Wednesday, February 6, 2013

A Sisterhood of Travellers



To be honest, right now during the last week I haven't had the slightest urge to crack open a book or even pay attention to anything on the pages of the usual mags I flip through. Not even a quick pop into the library for my weekly browse! My mind has been elsewhere, it seems, but I don't fret and never do, because I know the eventual tug toward a nice-looking cover or a word that catches my eye always pulls me back from the drought.

My book choices flow like cycles throughout the year. Fiction for one month, history the next. I can binge for ages on travel lit, which I notice happens more during warmer months, although I always keep watch up back in the travel section for anything new that jumps out at me.

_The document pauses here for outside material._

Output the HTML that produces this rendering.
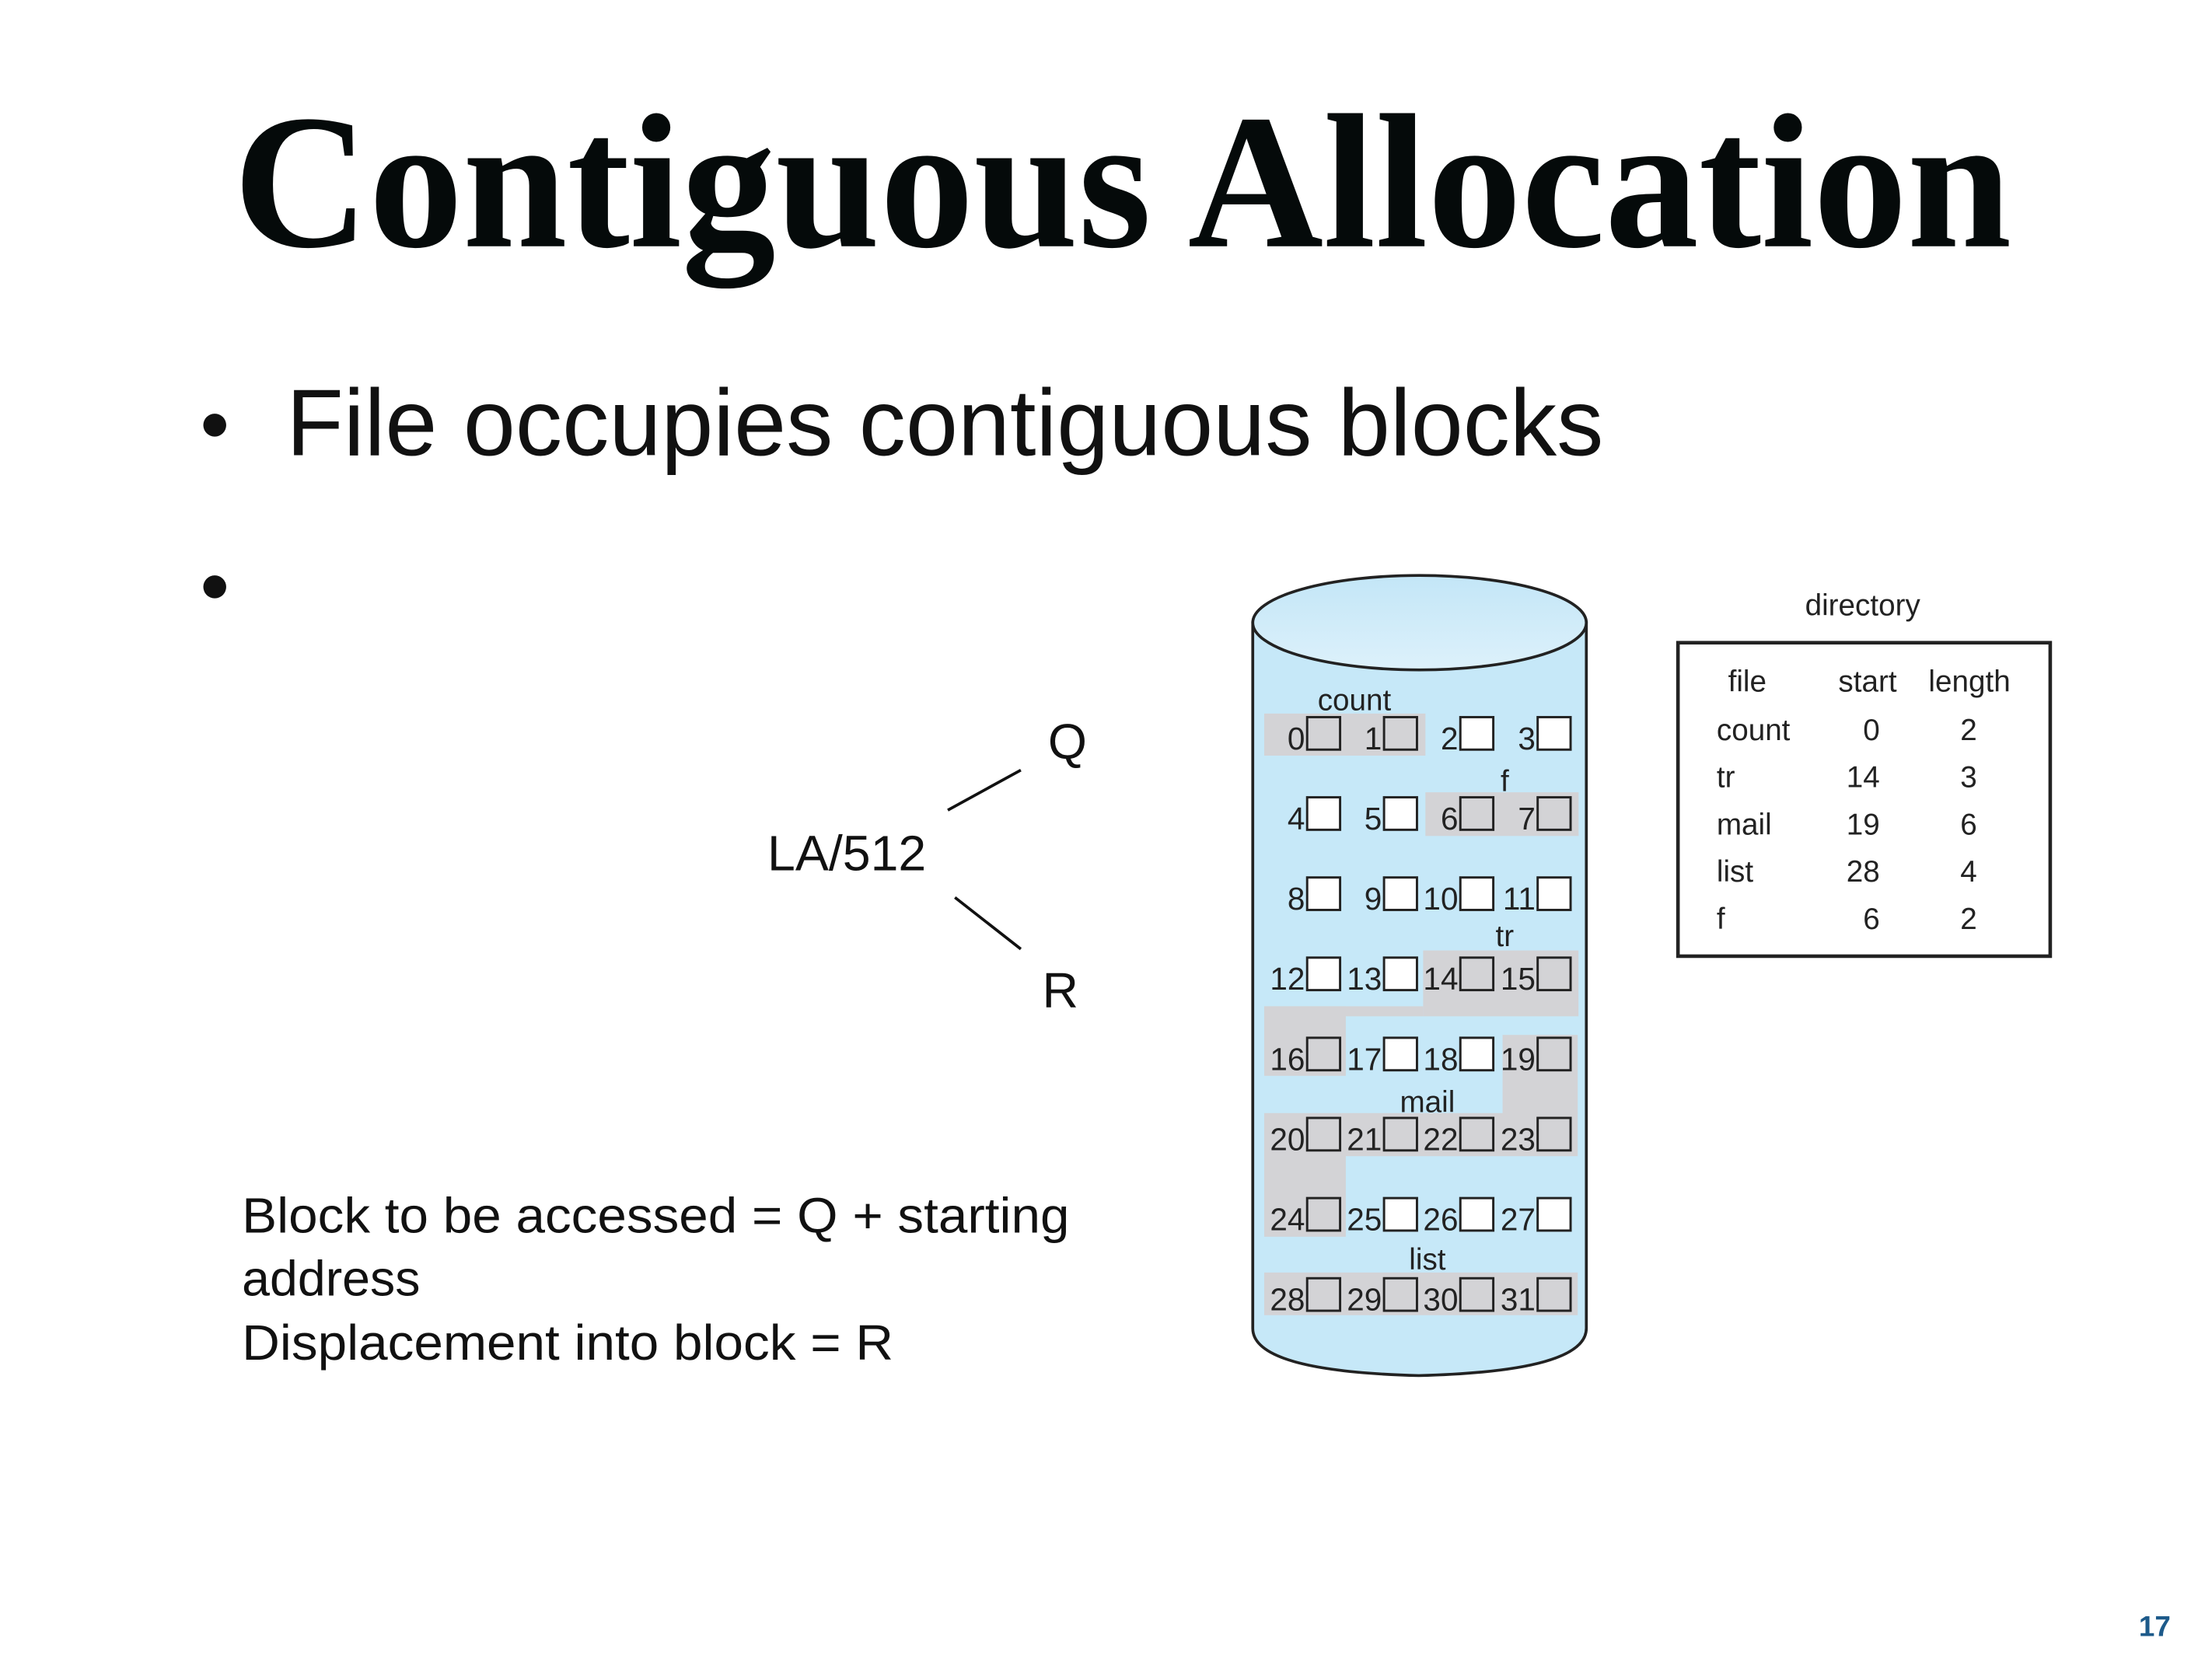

Surfing, street food, endless stars in a desert sky. I don't know what it is, but a great travel read really seems to feed the soul and open the mind to all of life's possibilities. I tell you, reading travel lit (written by women especially) makes me feel normal. It's hard to explain the feeling, that itch, the bug, the lust to move and explore. It's like being part of some secret club--these strangers, these comrades. So comforting to read the very thoughts and feelings I have expressed that no one but a traveler could fully understand. Favourites like Tales of a Female NomadGo Your Own Way: Women Travel the World Soloand the great read Wanderlust by Elisabeth Eaves, all written by women who took the leap.

Their stories aren't always happy or fantastical, but that's the point. They can be as simple as ordering some food, cramming onto a packed train, being chased by monkeys, a hot kiss against a hostel door, and the occasional scam, theft, missed connection thrown in when you least expect it. (Isn't that how it always goes?)
The best kind of travel—the kind I wanted to experience—involves a particular state of mind, in which one is not merely open to the occurrence of the unexpected, but to deep involvement in the unexpected, indeed, open to the possibility of having one’s life changed forever by a chance encounter.

- Elizabeth Eaves
Who knows what will happen, where the turn you make will take you? It's scary, it's adventurous, it's travel. Isn't that an exciting thing to think about? I love how Eaves references the Talking Heads song "Once in a Lifetime" before some travels, and it's so fitting. YOLO just isn't gonna do.
You may ask yourself, what is that beautiful house?
You may ask yourself, where does that highway go to?
You may ask yourself, am I right, am I wrong?
You may say to yourself, my god, what have I done?




P.S. I am so keen to check out new release On the Road, opening at the Bookshelf Cinema Feb 8.